(Figure scripts)
....
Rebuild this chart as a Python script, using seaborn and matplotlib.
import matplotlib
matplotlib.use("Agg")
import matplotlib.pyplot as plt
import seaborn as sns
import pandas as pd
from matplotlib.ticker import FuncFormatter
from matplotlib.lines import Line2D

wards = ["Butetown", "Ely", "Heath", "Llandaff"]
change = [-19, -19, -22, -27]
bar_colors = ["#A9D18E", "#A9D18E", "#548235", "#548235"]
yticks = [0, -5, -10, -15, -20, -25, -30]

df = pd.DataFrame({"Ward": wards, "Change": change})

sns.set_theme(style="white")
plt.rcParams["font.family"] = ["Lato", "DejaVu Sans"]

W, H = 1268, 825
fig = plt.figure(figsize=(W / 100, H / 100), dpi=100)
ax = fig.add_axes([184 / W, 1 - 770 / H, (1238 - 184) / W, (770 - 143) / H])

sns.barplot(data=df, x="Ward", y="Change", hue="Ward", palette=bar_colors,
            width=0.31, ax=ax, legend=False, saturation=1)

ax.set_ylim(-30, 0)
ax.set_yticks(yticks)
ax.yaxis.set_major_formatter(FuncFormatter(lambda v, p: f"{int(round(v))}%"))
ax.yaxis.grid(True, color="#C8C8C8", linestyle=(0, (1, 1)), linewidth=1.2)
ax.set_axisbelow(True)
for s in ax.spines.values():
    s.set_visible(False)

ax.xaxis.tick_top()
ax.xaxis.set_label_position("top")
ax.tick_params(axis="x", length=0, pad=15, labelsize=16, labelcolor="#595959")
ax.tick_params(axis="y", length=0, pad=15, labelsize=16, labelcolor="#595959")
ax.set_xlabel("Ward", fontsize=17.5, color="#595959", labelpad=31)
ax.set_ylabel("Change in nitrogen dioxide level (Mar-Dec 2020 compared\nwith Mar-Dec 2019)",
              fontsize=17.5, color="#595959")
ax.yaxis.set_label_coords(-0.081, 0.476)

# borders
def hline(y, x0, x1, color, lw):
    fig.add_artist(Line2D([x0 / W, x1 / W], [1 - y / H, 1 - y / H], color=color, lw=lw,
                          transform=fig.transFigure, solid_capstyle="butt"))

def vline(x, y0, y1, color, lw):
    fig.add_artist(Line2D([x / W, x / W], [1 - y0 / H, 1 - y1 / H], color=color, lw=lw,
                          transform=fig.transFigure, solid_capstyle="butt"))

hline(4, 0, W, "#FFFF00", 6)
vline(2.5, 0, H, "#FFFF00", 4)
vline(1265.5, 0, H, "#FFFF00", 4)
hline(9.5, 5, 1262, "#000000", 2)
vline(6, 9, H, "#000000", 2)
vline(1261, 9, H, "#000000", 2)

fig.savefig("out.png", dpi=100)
....
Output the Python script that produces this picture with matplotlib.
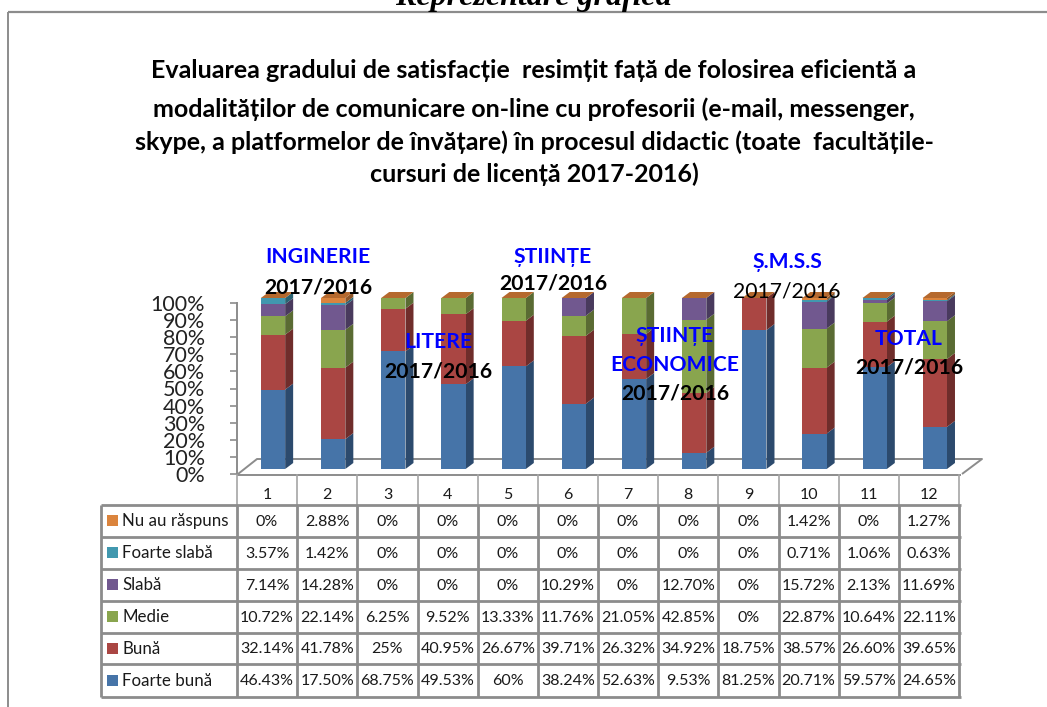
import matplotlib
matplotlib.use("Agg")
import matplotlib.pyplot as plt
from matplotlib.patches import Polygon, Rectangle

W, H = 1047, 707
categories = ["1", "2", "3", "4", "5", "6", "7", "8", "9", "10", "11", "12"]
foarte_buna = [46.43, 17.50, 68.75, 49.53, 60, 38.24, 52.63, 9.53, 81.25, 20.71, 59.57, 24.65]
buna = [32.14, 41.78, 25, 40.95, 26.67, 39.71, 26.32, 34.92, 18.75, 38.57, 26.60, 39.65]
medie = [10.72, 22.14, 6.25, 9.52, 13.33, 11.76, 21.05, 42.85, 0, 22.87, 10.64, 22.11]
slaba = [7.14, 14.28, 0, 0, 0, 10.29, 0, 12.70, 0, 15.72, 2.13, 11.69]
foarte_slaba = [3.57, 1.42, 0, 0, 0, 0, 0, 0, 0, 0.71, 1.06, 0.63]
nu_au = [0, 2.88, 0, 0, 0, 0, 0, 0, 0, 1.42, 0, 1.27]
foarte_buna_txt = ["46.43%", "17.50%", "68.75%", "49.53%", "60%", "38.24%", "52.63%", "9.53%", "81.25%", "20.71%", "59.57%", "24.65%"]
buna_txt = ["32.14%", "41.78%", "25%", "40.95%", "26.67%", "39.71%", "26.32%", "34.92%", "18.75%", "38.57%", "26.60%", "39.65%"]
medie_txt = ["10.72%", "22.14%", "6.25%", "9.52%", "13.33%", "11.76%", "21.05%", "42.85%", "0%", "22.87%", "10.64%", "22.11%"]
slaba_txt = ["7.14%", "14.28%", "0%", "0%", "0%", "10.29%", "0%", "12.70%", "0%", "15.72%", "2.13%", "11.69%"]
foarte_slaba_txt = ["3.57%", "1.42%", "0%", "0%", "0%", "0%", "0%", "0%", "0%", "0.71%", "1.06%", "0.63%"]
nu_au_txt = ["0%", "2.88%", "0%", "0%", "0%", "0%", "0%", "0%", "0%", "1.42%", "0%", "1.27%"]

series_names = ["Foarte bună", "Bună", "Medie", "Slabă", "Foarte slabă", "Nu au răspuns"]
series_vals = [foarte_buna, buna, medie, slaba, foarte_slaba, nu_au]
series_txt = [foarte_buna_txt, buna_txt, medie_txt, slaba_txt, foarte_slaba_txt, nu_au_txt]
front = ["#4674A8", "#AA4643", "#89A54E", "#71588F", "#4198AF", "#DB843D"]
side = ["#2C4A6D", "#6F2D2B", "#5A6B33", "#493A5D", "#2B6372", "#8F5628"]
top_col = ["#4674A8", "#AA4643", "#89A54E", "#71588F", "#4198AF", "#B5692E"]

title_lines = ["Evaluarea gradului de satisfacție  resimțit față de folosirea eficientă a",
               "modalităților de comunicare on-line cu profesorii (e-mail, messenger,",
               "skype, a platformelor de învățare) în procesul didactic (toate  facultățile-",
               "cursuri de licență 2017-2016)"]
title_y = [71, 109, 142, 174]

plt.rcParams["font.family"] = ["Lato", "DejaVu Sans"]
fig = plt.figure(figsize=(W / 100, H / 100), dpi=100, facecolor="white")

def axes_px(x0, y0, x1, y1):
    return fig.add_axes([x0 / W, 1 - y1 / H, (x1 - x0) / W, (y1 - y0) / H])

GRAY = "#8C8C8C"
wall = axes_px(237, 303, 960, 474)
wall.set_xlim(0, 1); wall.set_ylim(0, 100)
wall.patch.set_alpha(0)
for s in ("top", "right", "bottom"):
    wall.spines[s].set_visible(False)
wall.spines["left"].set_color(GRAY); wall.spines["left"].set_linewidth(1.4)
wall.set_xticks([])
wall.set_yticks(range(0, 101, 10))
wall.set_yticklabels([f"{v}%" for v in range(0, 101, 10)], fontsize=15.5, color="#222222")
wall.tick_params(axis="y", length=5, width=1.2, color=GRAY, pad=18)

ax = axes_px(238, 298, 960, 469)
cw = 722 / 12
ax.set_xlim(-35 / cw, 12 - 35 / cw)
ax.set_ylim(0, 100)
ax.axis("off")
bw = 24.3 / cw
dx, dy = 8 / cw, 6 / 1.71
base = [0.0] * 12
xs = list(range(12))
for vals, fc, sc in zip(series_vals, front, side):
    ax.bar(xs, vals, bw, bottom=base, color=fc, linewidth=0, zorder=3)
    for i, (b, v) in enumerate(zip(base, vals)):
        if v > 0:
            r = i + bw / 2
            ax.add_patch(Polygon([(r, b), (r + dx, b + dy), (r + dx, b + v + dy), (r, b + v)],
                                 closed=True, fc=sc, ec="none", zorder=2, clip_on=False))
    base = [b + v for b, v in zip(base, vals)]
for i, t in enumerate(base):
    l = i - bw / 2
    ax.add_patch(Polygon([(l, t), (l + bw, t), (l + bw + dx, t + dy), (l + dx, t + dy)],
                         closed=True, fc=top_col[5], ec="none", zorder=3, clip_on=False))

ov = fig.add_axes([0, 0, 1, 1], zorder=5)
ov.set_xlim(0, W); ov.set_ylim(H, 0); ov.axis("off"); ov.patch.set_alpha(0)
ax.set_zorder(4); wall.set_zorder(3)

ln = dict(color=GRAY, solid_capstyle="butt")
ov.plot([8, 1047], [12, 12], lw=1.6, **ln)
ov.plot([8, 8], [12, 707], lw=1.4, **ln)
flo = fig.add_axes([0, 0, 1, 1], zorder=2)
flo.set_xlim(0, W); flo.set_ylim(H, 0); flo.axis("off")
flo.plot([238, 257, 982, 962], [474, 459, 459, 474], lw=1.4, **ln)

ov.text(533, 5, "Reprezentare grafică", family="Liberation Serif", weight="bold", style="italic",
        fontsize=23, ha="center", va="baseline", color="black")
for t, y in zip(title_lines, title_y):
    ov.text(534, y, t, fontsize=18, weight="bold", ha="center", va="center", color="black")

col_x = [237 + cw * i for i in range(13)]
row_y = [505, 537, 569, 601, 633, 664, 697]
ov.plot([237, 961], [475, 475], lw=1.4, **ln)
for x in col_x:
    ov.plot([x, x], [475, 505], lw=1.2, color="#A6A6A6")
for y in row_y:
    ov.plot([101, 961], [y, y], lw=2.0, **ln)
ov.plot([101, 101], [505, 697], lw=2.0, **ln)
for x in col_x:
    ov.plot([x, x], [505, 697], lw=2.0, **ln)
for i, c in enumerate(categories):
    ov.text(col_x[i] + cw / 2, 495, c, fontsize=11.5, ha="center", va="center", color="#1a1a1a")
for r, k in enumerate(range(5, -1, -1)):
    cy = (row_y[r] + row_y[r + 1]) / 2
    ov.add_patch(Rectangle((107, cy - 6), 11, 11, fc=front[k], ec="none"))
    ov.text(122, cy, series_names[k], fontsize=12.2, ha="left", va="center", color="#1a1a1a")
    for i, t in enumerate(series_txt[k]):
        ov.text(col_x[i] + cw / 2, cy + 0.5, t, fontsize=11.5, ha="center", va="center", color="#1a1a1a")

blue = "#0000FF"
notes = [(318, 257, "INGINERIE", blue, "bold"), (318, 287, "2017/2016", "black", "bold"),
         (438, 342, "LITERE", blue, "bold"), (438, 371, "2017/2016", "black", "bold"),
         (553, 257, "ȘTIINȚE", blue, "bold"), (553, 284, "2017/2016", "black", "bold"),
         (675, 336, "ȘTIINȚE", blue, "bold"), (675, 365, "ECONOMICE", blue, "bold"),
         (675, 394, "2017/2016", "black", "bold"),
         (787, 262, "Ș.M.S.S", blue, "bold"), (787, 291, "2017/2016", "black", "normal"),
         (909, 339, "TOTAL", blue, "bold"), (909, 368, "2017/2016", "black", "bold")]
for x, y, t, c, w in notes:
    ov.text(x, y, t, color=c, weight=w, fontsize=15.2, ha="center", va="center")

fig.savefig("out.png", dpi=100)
....
*GOAL*:
Reproduce exactly the section that begins with the line containing "Output the Python" and ends with the line containing "from matplotlib.patches import". Both boundary lines belong in the copy, but pictures do not.

*THE ANSWER*:
Output the Python script that produces this picture with matplotlib.
import matplotlib
matplotlib.use("Agg")
import matplotlib.pyplot as plt
from matplotlib.patches import Polygon, Rectangle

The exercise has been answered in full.